In this example we run an MPICH application that calculates pi. The job request, shown below, is semi-fixed and consists of two components. In this example, we want the standard output of the run to be appended to the file out.dat. Note in the rsl we have added the "jobtype" attribute. This is required with the Globus GRAM for MPI jobs.

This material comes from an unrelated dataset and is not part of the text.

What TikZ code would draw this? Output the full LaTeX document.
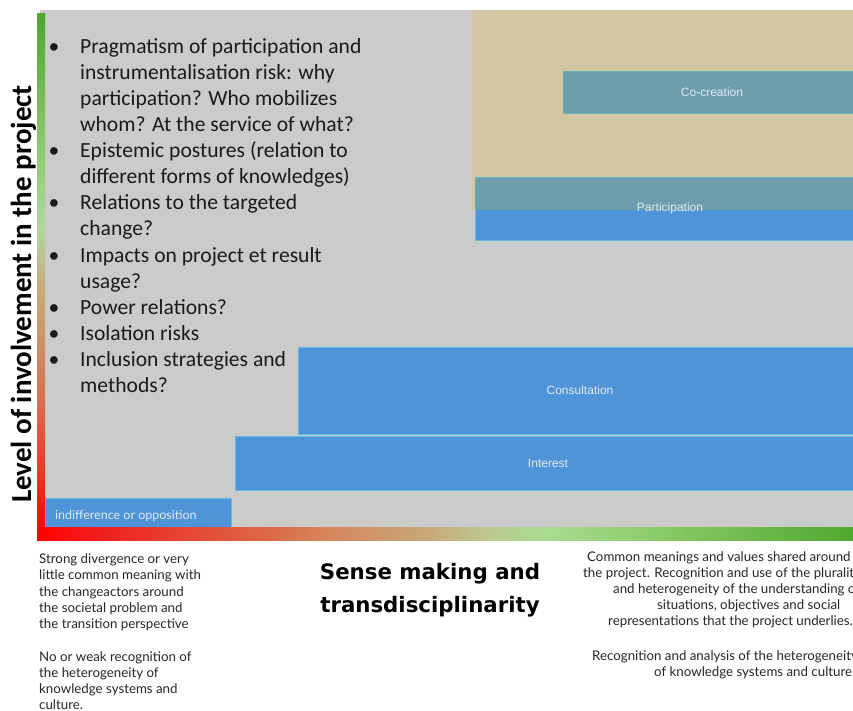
\documentclass[tikz,border=0pt]{standalone}
\usepackage{fontspec}
\usetikzlibrary{calc}
\setmainfont{Carlito}
\newfontfamily\labfont{Liberation Sans}
\newfontfamily\aptfont{Lato}
\newfontfamily\titlefont{DejaVu Sans}
\definecolor{bggray}{HTML}{CBCBCB}
\definecolor{tanbg}{HTML}{D3C6A3}
\definecolor{boxblue}{HTML}{4F94D9}
\definecolor{boxteal}{HTML}{6E9EAE}
\definecolor{boxedge}{HTML}{5FBDE6}
\definecolor{tealedge}{HTML}{62B4B8}
\definecolor{labwhite}{HTML}{E2EAF2}
\definecolor{txtdark}{HTML}{1A1A1A}
\definecolor{txtgray}{HTML}{262626}
\definecolor{hA}{HTML}{FF0000}
\definecolor{hB}{HTML}{F02020}
\definecolor{hC}{HTML}{E05A40}
\definecolor{hD}{HTML}{D4885E}
\definecolor{hE}{HTML}{C8AA7A}
\definecolor{hF}{HTML}{BEC690}
\definecolor{hG}{HTML}{A8DC90}
\definecolor{hH}{HTML}{8CCB6A}
\definecolor{hI}{HTML}{4EA72E}
\definecolor{vB}{HTML}{E83A2A}
\definecolor{vC}{HTML}{D87050}
\definecolor{vD}{HTML}{CC9868}
\definecolor{vE}{HTML}{C6B07E}
\definecolor{vF}{HTML}{B0D898}
\definecolor{vG}{HTML}{8CCB70}
\pgfdeclarehorizontalshading{hgrad}{100bp}{color(0bp)=(hA); color(25bp)=(hA); color(29bp)=(hB); color(37bp)=(hC); color(43bp)=(hD); color(49bp)=(hE); color(52bp)=(hF); color(56bp)=(hG); color(62.5bp)=(hH); color(75bp)=(hI); color(100bp)=(hI)}
\pgfdeclareverticalshading{vgrad}{100bp}{color(0bp)=(hA); color(25bp)=(hA); color(31.25bp)=(vB); color(38bp)=(vC); color(44.5bp)=(vD); color(49.5bp)=(vE); color(54.25bp)=(vF); color(62bp)=(vG); color(75bp)=(hI); color(100bp)=(hI)}
\begin{document}
\begin{tikzpicture}[x=1pt,y=-1pt,
  band/.style={draw=boxedge, line width=0.8pt, fill=boxblue, inner sep=0pt, outer sep=0pt, anchor=north west},
  bandlabel/.style={text=labwhite, font=\labfont\fontsize{12}{14}\selectfont, inner sep=0pt},
  bullettext/.style={anchor=base west, inner sep=0pt, text=txtdark, font=\fontsize{21.6}{26}\selectfont},
  bulletdot/.style={anchor=base, inner sep=0pt, text=txtdark, font=\fontsize{21.6}{26}\selectfont},
  notetext/.style={anchor=base west, inner sep=0pt, text=txtgray, font=\aptfont\fontsize{13.3}{16}\selectfont},
  titletext/.style={anchor=base, inner sep=0pt, text=black, font=\titlefont\bfseries\fontsize{21.3}{33}\selectfont}
]
\useasboundingbox (0,0) rectangle (853,711);
\begin{scope}
\clip (0,0) rectangle (853,711);
% background regions
\fill[bggray] (40,10) rectangle (860,528);
\fill[tanbg] (472,10) rectangle (860,210);
\coordinate (tanbottom) at (472,210);
% bands
\node[band, minimum width=300pt, minimum height=42pt, fill=boxteal, draw=tealedge] (cocre) at (563,71) {};
\node[bandlabel] (cocrelab) at (712,92) {Co-creation};
\node[band, minimum width=390pt, minimum height=63pt] (part) at (475,177) {};
\fill[boxteal] (part.north west) rectangle (part.east |- tanbottom);
\draw[tealedge, line width=0.8pt] (part.north west) -- (part.north east);
\draw[tealedge, line width=0.8pt] (part.north west) -- (part.west |- tanbottom);
\draw[boxedge, line width=0.8pt] (part.west |- tanbottom) -- (part.south west) -- (part.south east);
\node[bandlabel] (partlab) at (670,208) {Participation};
\node[band, minimum width=570pt, minimum height=87pt] (consult) at (298,347) {};
\node[bandlabel] (consultlab) at (580,390) {Consultation};
\node[band, minimum width=630pt, minimum height=54pt] (interest) at (235,436) {};
\node[bandlabel] (interestlab) at (548,463) {Interest};
\node[band, minimum width=186pt, minimum height=29pt] (indiff) at (45,498) {};
\node[bandlabel, anchor=west, font=\aptfont\fontsize{12.5}{14}\selectfont] (indifflab) at (55,516) {indifference or opposition};
% axes
\shade[shading=vgrad] (37,14) rectangle (45,535);
\shade[shading=hgrad] (37,527) rectangle (860,540);
% bullet list
\foreach \t [count=\i from 0] in {Pragmatism of participation and, instrumentalisation risk: why, participation? Who mobilizes, whom? At the service of what?, Epistemic postures (relation to, different forms of knowledges), Relations to the targeted, change?, Impacts on project et result, usage?, Power relations?, Isolation risks, Inclusion strategies and, methods?}
  \node[bullettext] (line\i) at (80,54+26*\i) {\t};
\foreach \i in {0,4,6,8,10,11,12}
  \node[bulletdot] (dot\i) at (54,54+26*\i) {\textbullet};
% axis labels
\node[rotate=90, anchor=base, inner sep=0pt, text=black, font=\bfseries\fontsize{29}{32}\selectfont] (ylab) at (31,294) {Level of involvement in the project};
\node[titletext] (xlab1) at (430,579) {Sense making and};
\node[titletext] (xlab2) at (430,612) {transdisciplinarity};
% left note
\foreach \t/\yy [count=\i] in {Strong divergence or very/563, little common meaning with/579, the changeactors around/596, the societal problem and/612, the transition perspective/628, No or weak recognition of/661, the heterogeneity of/677, knowledge systems and/693, culture./709}
  \node[notetext] (lnote\i) at (39,\yy) {\t};
% right note
\foreach \t/\xx/\yy [count=\i] in {Common meanings and values shared around/587/561, the project. Recognition and use of the plurality/583/577, and heterogeneity of the understanding of/613/593, {situations, objectives and social}/657/609, representations that the project underlies./608/625, Recognition and analysis of the heterogeneity/592/660, of knowledge systems and culture./654/676}
  \node[notetext] (rnote\i) at (\xx,\yy) {\t};
\end{scope}
\end{tikzpicture}
\end{document}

[hashim@fs3 JDFs]$ cat cpi-mpich.jdf
+
(
&( count = "2")
( directory = "/home/hashim/bin" )
(maxWallTime = "15" )
(jobtype = "mpi" )
(stdout = "out.dat")
( executable = "/home/hashim/bin/cpi.mpich" )
( resourcemanagercontact = "fs2.das3.science.uva.nl" )
)
(
&( count = "2")
( directory = "/home/hashim/bin" )
(maxWallTime = "15" )
(jobtype = "mpi" )
(stdout = "out.dat")
( executable = "/home/hashim/bin/cpi.mpich" )
)

[hashim@fs3 JDFs]$ krunner -f cpi-mpich.jdf
Ksched - Assigned job ID 78647
Ksched - Job 78647 Assigned LOW_PRIORITY
Ksched - Reservation for component 1 succeed
Ksched - Placed component 2 on fs0.das3.cs.vu.nl
Ksched - Reservation for component 2 succeed
Ksched - Placed component 1 on fs2.das3.science.uva.nl
Ksched - Claiming for processors for job 78647 begins
Runner - Submitting for execution component 2 to fs0.das3.cs.vu.nl
Runner - Submitting for execution component 1 to fs2.das3.science.uva.nl
GRAM - Component1 @ fs2.das3.science.uva.nl: STAGE_IN
GRAM - Component2 @ fs0.das3.cs.vu.nl: STAGE_IN
GRAM - Component2 @ fs0.das3.cs.vu.nl: PENDING
GRAM - Component1 @ fs2.das3.science.uva.nl: PENDING
GRAM - Component2 @ fs0.das3.cs.vu.nl: DONE
GRAM - Component1 @ fs2.das3.science.uva.nl: DONE
Runner - Job 78647 has completed successfully

[hashim@fs3 JDFs]$ more out.dat
Process 1 of 2 on node011.beowulf.cluster
Process 0 of 2 on node004.beowulf.cluster
pi is approximately 3.1415926544231318, Error is 0.0000000008333387
wall clock time = 0.000000
Process 1 of 2 on node218.beowulf.cluster
Process 0 of 2 on node230.beowulf.cluster
pi is approximately 3.1415926544231318, Error is 0.0000000008333387
wall clock time = 0.000000

The components are sent to fs2.das3.science.uva.nl, which was fixed, and fs0.das3.cs.vu.nl. Since the KRunner does not support co-allocation, the two components are executed independently and hence, each produce its own output.